La voluntad de creer

La fe parece haber desaparecido y hay como un ansia de creer que no llega nunca a donde quiere llegar

A principios del siglo V se produjo en la esfera romana una curiosa batalla, librada esta vez no con espadas y escudos, como tantas otras veces, sino con plumas e ideas. Roma, la Roma eterna, a la que poco le faltaba para desvanecerse bajo la presión bárbara, ya había probado las hieles del olvido en 410, cuando Alarico irrumpió en ella con sus huestes y la saqueó, dejándola maltrecha y estupefacta, pero viva.

Mucha gente entendía que aquella debacle procedía de la pérdida de un bien sagrado, eterno, cierto hasta entonces como el invierno o la luna: el favor de los dioses. Ya llevaban bastantes años los cristianos extendiendo su credo, alentados por el impulso de ciertos emperadores, y es de entender que si a uno le cuesta cambiar de casa, más le cuesta cambiar de divinidades, por lo que Roma se sentía culpable, y temía que, despechados, los viejos dioses brindaban a sus pérfidos siervos un mar de calamidades por haberlos abandonado.
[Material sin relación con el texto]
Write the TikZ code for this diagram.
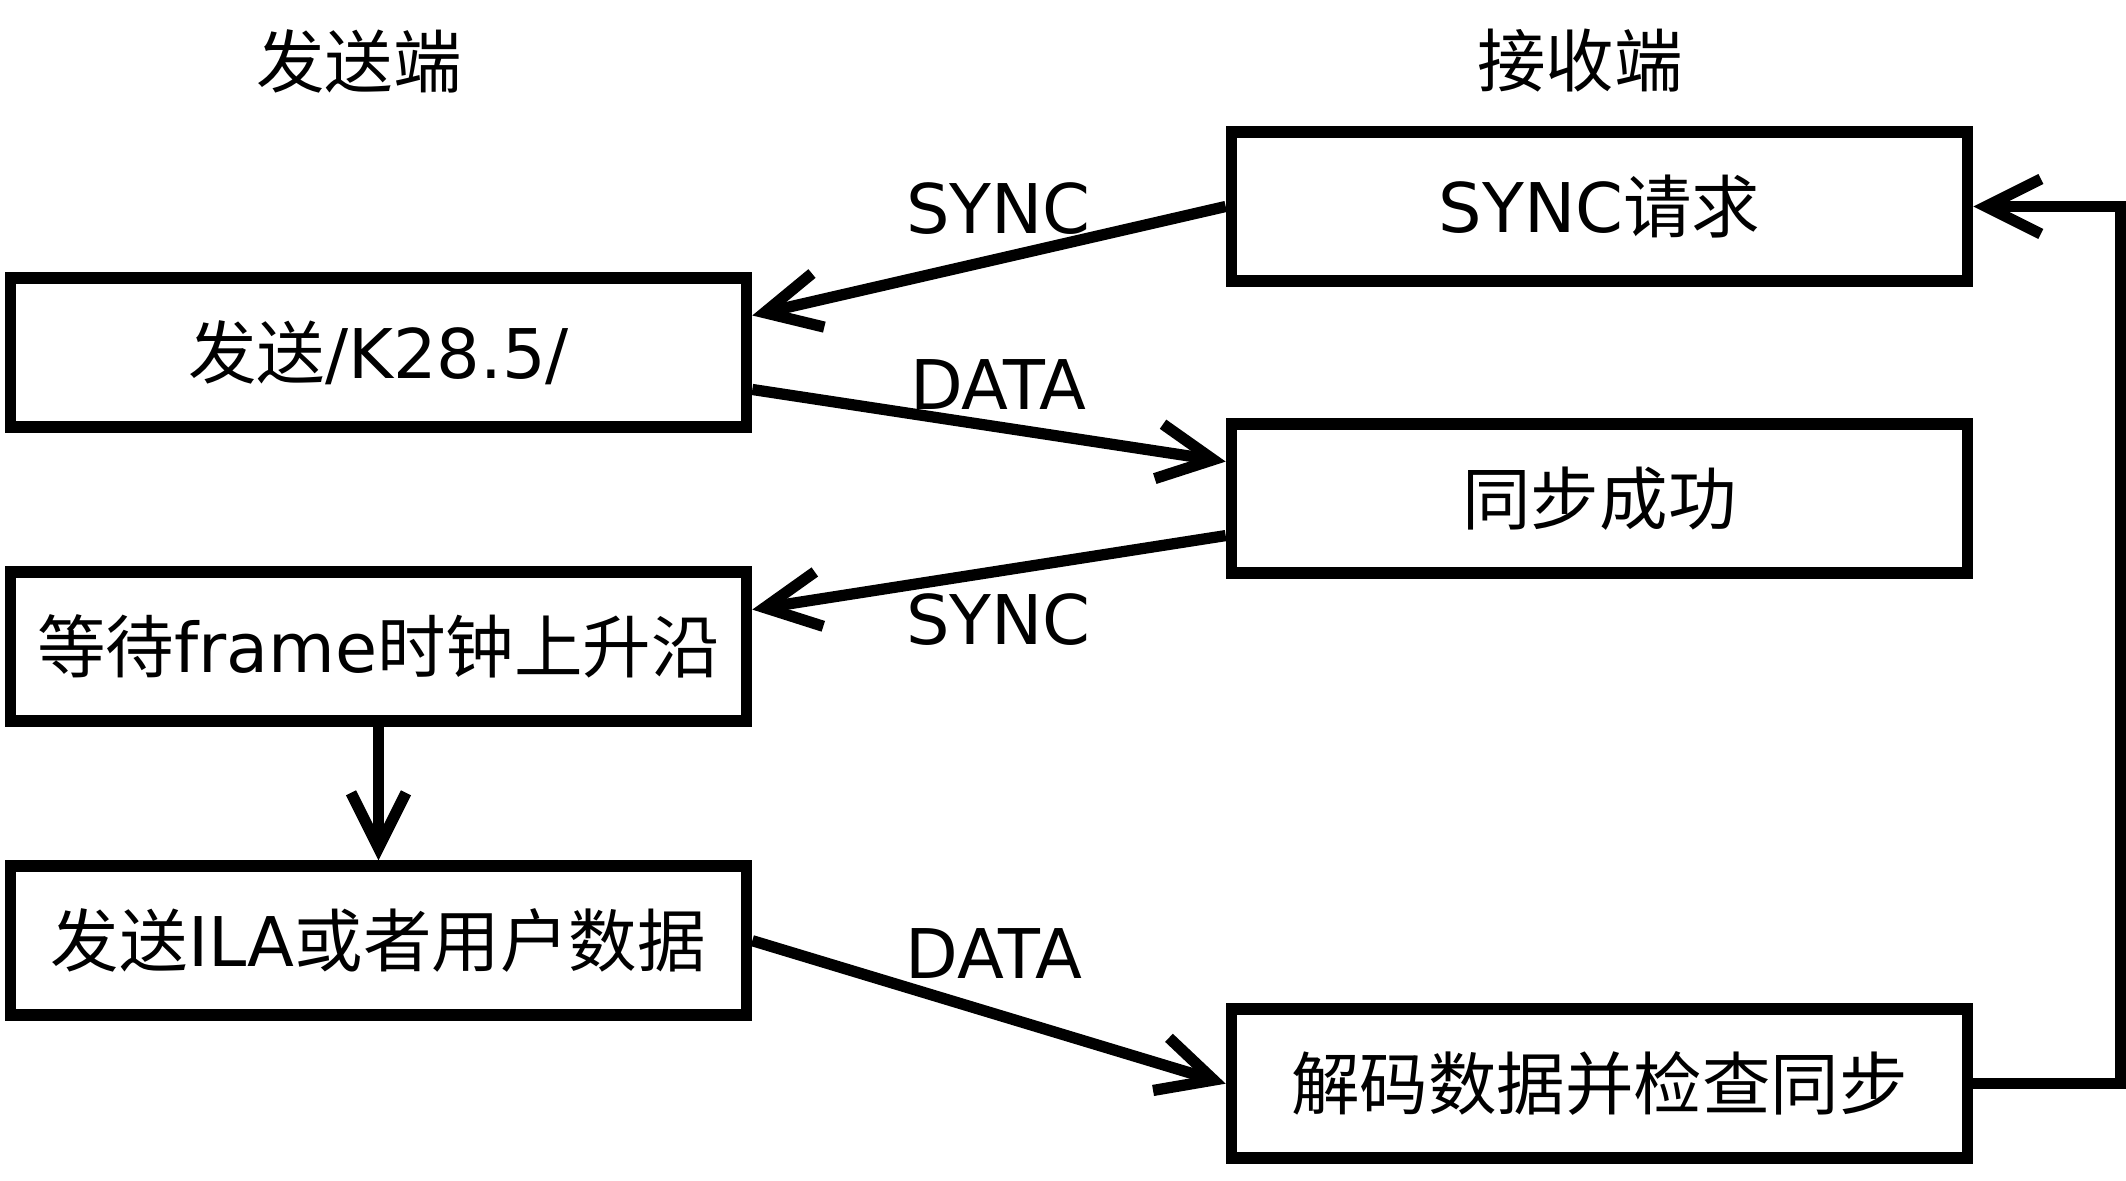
\documentclass[tikz,border=0pt]{standalone}
\usepackage{fontspec}
\setmainfont{DejaVu Sans}
\newfontfamily\cjk{Noto Sans CJK SC}
\usepackage{tikz}
\usetikzlibrary{positioning, arrows.meta}
\newcommand{\zh}[1]{{\cjk #1}}
\newcommand{\boxfont}{\fontsize{19.5pt}{23pt}\selectfont}

\begin{document}
\begin{tikzpicture}[
    box/.style={
      draw, line width=3.3pt,
      minimum width=7.36cm, minimum height=1.49cm,
      font=\boxfont
    },
    lbl/.style={font=\boxfont},
    link/.style={
      line width=3.2pt,
      -{Straight Barb[length=0.55cm, width=0.55cm]}
    }
  ]
    \useasboundingbox (0,0) rectangle (21.26,11.81);

    % sender side
    \node[lbl] (txhead) at (3.59,11.20) {\zh{发送端}};
    \node[box] (send) at (3.785,8.285) {\zh{发送}/K28.5/};
    \node[box] (wait) [below=1.335cm of send] {\zh{等待}frame\zh{时钟上升沿}};
    \node[box] (ila)  [below=1.335cm of wait] {\zh{发送}ILA\zh{或者用户数据}};

    % receiver side
    \node[lbl] (rxhead) at (15.80,11.20) {\zh{接收端}};
    \node[box] (req)    at (15.995,9.745) {SYNC\zh{请求}};
    \node[box] (ok)     [below=1.315cm of req] {\zh{同步成功}};
    \node[box] (decode) [below=4.245cm of ok]  {\zh{解码数据并检查同步}};

    \draw[link] (req.west) -- node[lbl, above=2pt, pos=0.48]{SYNC} ([yshift=.37cm]send.east);
    \draw[link] ([yshift=-.37cm]send.east) -- node[lbl, above, pos=0.52]{DATA} ([yshift=.37cm]ok.west);
    \draw[link] ([yshift=-.37cm]ok.west) -- node[lbl, below=1.5pt, pos=0.48]{SYNC} ([yshift=.37cm]wait.east);
    \draw[link] (wait) -- (ila);
    \draw[link] (ila.east) -- node[lbl, above=5pt, pos=0.51]{DATA} (decode.west);
    \draw[link] (decode.east) -- ++(1.47,0) |- (req.east);
  \end{tikzpicture}
\end{document}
El trigo crecía por Ceres, era Apolo quien hacía subir el sol por el cielo. Las grandes victorias de Roma habían sido un regalo de Júpiter. Todo aquello se iba a perder por seguir los cantos de las sirenas cristianas.

Los cristianos contraatacaron, intentando asegurar las posiciones ganadas. San Agustín escribió La ciudad de Dios, un ataque directo a todo lo que se saliera de los límites marcados por la nueva fe, y Paulo Orosio se dedicó a escarbar toda la mugre de la memoria del mundo para escribir su Historia contra los paganos, cuyo objetivo era demostrar que, ya con los dioses antiguos, al género humano le había ido bastante mal bastantes veces. La verdad es que también a Roma: invasiones galas, horcas caudinas, generales púnicos, bosques germanos, el desastre de Adrianópolis… Ellos prometían que el buen Dios cristiano sí les protegería.

Hoy todo aquello nos llega como voces de niños jugando. Nuestra mirada sobre la fe es más madura, cansada, tal vez estéril. La fe parece haber desaparecido y hay como un ansia de creer que no llega nunca a donde quiere llegar. Hace poco Pablo Messiez ganó el Max al Mejor espectáculo de teatro con La voluntad de creer. La escribió inspirado por Ordet, la película inmortal de Dreyer, y por unas palabras de Juana de Arco, pronunciadas en el juicio que la envió a la hoguera. Ella dijo que había oído la voz de San Miguel, y al ser cuestionada, ella dijo que lo supo porque tenía voz de ángel. “¿Cómo sabe usted que era una voz de ángel?”, le replicaron. Su respuesta es un buen cierre para este artículo, así como un buen resumen del alma humana: “Porque tuve la voluntad de creerlo”.